City Guide to Edinburgh, Scotland

The Berkovian Medea, Greenside @ Nicolson Sq, Review


By Jon Cross - Posted on 23 August 2016

Medea
5
Show details
Company: 
Muchmuchmore Theatre Company
Running time: 
60mins
Production: 
Andy Newman (Writer and Director)
Performers: 
Leah Jamieson (Medea), Ben Foster (Jason), Mark Dempsey (Creon), Holly Brooks (Glauce)

The oldest and darkest revenge tragedy is given the Berkoff treatment in this truly outstanding production from Muchmuchmore Theatre.

From the opening scene, the stage is full of action as the chorus of nine women and five men, immaculately groomed, bodies burnished with gold, toss and catch and pass the lines of the story from one to another. The staging throughout is powerful and striking as the bodies of the chorus form a series of tableaux - a ship or a castle or moments of action frozen into long-limbed sculptural poses that evoke scenes from the pediments and metopes of the Parthenon.

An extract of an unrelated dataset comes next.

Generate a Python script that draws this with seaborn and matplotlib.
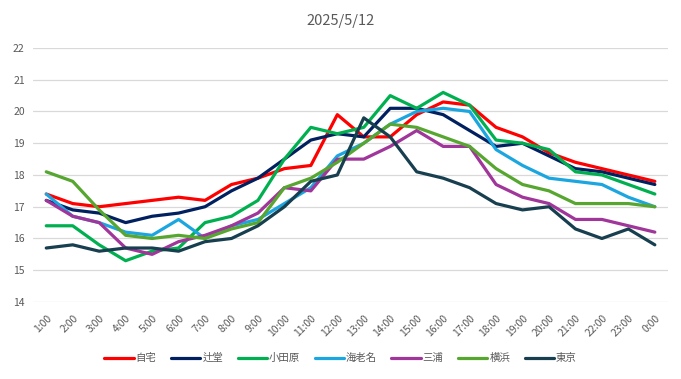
import numpy as np
import pandas as pd
import seaborn as sns
import matplotlib.pyplot as plt

hours = ["1:00", "2:00", "3:00", "4:00", "5:00", "6:00", "7:00", "8:00", "9:00", "10:00",
         "11:00", "12:00", "13:00", "14:00", "15:00", "16:00", "17:00", "18:00", "19:00",
         "20:00", "21:00", "22:00", "23:00", "0:00"]

jitaku = [17.4, 17.1, 17.0, 17.1, 17.2, 17.3, 17.2, 17.7, 17.9, 18.2, 18.3, 19.9,
          19.2, 19.2, 19.9, 20.3, 20.2, 19.5, 19.2, 18.7, 18.4, 18.2, 18.0, 17.8]
tsujido = [17.2, 16.9, 16.8, 16.5, 16.7, 16.8, 17.0, 17.5, 17.9, 18.5, 19.1, 19.3,
           19.2, 20.1, 20.1, 19.9, 19.4, 18.9, 19.0, 18.6, 18.2, 18.1, 17.9, 17.7]
odawara = [16.4, 16.4, 15.8, 15.3, 15.6, 15.7, 16.5, 16.7, 17.2, 18.5, 19.5, 19.3,
           19.5, 20.5, 20.1, 20.6, 20.2, 19.1, 19.0, 18.8, 18.1, 18.0, 17.7, 17.4]
ebina = [17.4, 16.7, 16.5, 16.2, 16.1, 16.6, 16.0, 16.4, 16.6, 17.1, 17.6, 18.6,
         19.0, 19.6, 20.0, 20.1, 20.0, 18.8, 18.3, 17.9, 17.8, 17.7, 17.3, 17.0]
miura = [17.2, 16.7, 16.5, 15.7, 15.5, 15.9, 16.1, 16.4, 16.8, 17.6, 17.5, 18.5,
         18.5, 18.9, 19.4, 18.9, 18.9, 17.7, 17.3, 17.1, 16.6, 16.6, 16.4, 16.2]
yokohama = [18.1, 17.8, 16.9, 16.1, 16.0, 16.1, 16.0, 16.3, 16.5, 17.6, 17.9, 18.4,
            19.0, 19.6, 19.5, 19.2, 18.9, 18.2, 17.7, 17.5, 17.1, 17.1, 17.1, 17.0]
tokyo = [15.7, 15.8, 15.6, 15.7, 15.7, 15.6, 15.9, 16.0, 16.4, 17.0, 17.8, 18.0,
         19.8, 19.2, 18.1, 17.9, 17.6, 17.1, 16.9, 17.0, 16.3, 16.0, 16.3, 15.8]

places = ["自宅", "辻堂", "小田原", "海老名", "三浦", "横浜", "東京"]
colors = ["#FF0000", "#002060", "#00B050", "#1CA6E0", "#A0359A", "#56A630", "#173F4F"]
series = [jitaku, tsujido, odawara, ebina, miura, yokohama, tokyo]

rows = []
for name, vals in zip(places, series):
    for i, v in enumerate(vals):
        rows.append({"x": i, "temp": v, "place": name})
df = pd.DataFrame(rows)

sns.set_theme(style="white")
plt.rcParams['font.family'] = ['Noto Sans CJK JP', 'DejaVu Sans']

fig = plt.figure(figsize=(6.81, 3.79), dpi=100)
ax = fig.add_axes([0.0485, 0.2032, 0.9325, 0.6702])

sns.lineplot(data=df, x="x", y="temp", hue="place", hue_order=places,
             palette=dict(zip(places, colors)), linewidth=2.3, ax=ax)

ax.set_xlim(-0.5, 23.5)
ax.set_ylim(14, 22)
ax.set_yticks(range(14, 23))
ax.set_xticks(range(len(hours)))
ax.set_xticklabels(hours, rotation=45, ha="right", rotation_mode="anchor")
ax.tick_params(axis="both", colors="#595959", labelsize=7.5, length=0)
ax.tick_params(axis="x", pad=8)
ax.tick_params(axis="y", pad=6)
ax.yaxis.grid(True, color="#D9D9D9", linewidth=0.9)
ax.set_axisbelow(True)
for s in ax.spines.values():
    s.set_visible(False)
ax.set_xlabel("")
ax.set_ylabel("")

fig.suptitle("2025/5/12", x=0.5, y=0.962, fontsize=10.5, color="#595959")

handles, labels = ax.get_legend_handles_labels()
ax.get_legend().remove()
fig.legend(handles, labels, loc="center", bbox_to_anchor=(0.5, 0.055), ncol=7,
           frameon=False, fontsize=7.5, handlelength=2.8, handletextpad=0.2,
           columnspacing=1.4, labelcolor="#595959")

fig.savefig("out.png", dpi=100)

Out of this physical landscape emerge the main characters. Jason, now a middle-aged hero, has spurned the woman he brought home in triumph with his other trophy - The Golden Fleece. He now plans to marry Glauce, the pretty young daughter of the king. Medea, abandoned and isolated - "a refugee, a migrant from the East" - feels a swelling tide of blackness rising up inside her. She is a dangerous woman, a sorceress, and the king condemns her to immediate exile. She begs for one more day...

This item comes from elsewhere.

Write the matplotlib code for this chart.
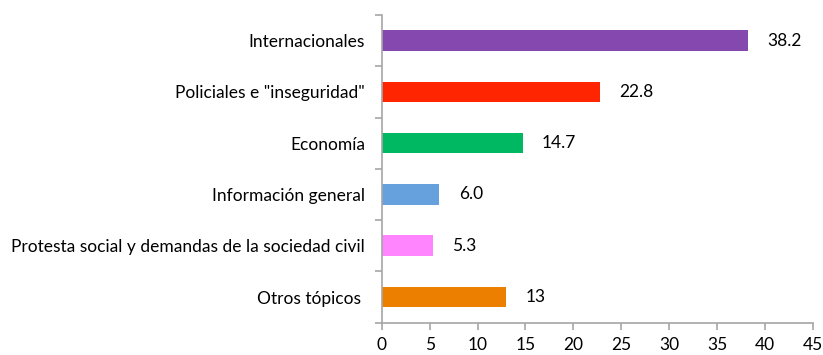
import matplotlib
matplotlib.use("Agg")
import matplotlib.pyplot as plt
from matplotlib.ticker import MultipleLocator, FixedLocator

plt.rcParams['font.family'] = ['Lato', 'DejaVu Sans']

categories = [
    "Internacionales",
    'Policiales e "inseguridad"',
    "Economía",
    "Información general",
    "Protesta social y demandas de la sociedad civil",
    "Otros tópicos ",
]
values = [38.2, 22.8, 14.7, 6.0, 5.3, 13]
value_labels = ["38.2", "22.8", "14.7", "6.0", "5.3", "13"]
colors = ["#8548AE", "#FF2500", "#00B862", "#66A1DE", "#FF85FF", "#EC7F00"]

fs = 12.5

fig = plt.figure(figsize=(8.23, 3.55), dpi=100)
ax = fig.add_axes([0.464, 0.091, 0.5235, 0.867])

y = list(range(len(categories)))
ax.barh(y, values, height=0.4, color=colors)
ax.set_ylim(len(categories) - 0.5, -0.5)
ax.set_xlim(0, 45)

for yi, v, lab in zip(y, values, value_labels):
    ax.annotate(lab, xy=(v, yi), xytext=(14, 0), textcoords="offset points",
                ha="left", va="center", fontsize=fs, color="#000000")

axis_color = "#A6A6A6"
for side in ["top", "right"]:
    ax.spines[side].set_visible(False)
for side in ["left", "bottom"]:
    ax.spines[side].set_color(axis_color)
    ax.spines[side].set_linewidth(1.2)

ax.xaxis.set_major_locator(MultipleLocator(5))
ax.set_yticks(y)
ax.set_yticklabels(categories)
ax.tick_params(axis="y", which="major", length=0, pad=12, labelsize=fs)
ax.yaxis.set_minor_locator(FixedLocator([i - 0.5 for i in range(len(categories) + 1)]))
ax.tick_params(axis="y", which="minor", length=5, width=1.2, color=axis_color, direction="out")
ax.tick_params(axis="x", which="major", length=5, width=1.2, color=axis_color,
               direction="out", labelsize=fs, pad=5)

fig.savefig("out.png", dpi=100)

The chorus warns and pleads with the characters; like the audience in ancient Athens, they know how this story will end, but they are powerless to intervene as Medea plots and wreaks her terrible vengeance.

The main actors all deliver strong performances, but, as in so much later drama, the villain - or in this case the villainess - has the best part. She delivers one of the most chilling lines in all of tragedy: "Your pain shall be my comfort."

This is an excellent piece of ensemble theatre which takes the best elements of the Berkoff style while avoiding its potential excesses.

This first-rate show deserved a longer run.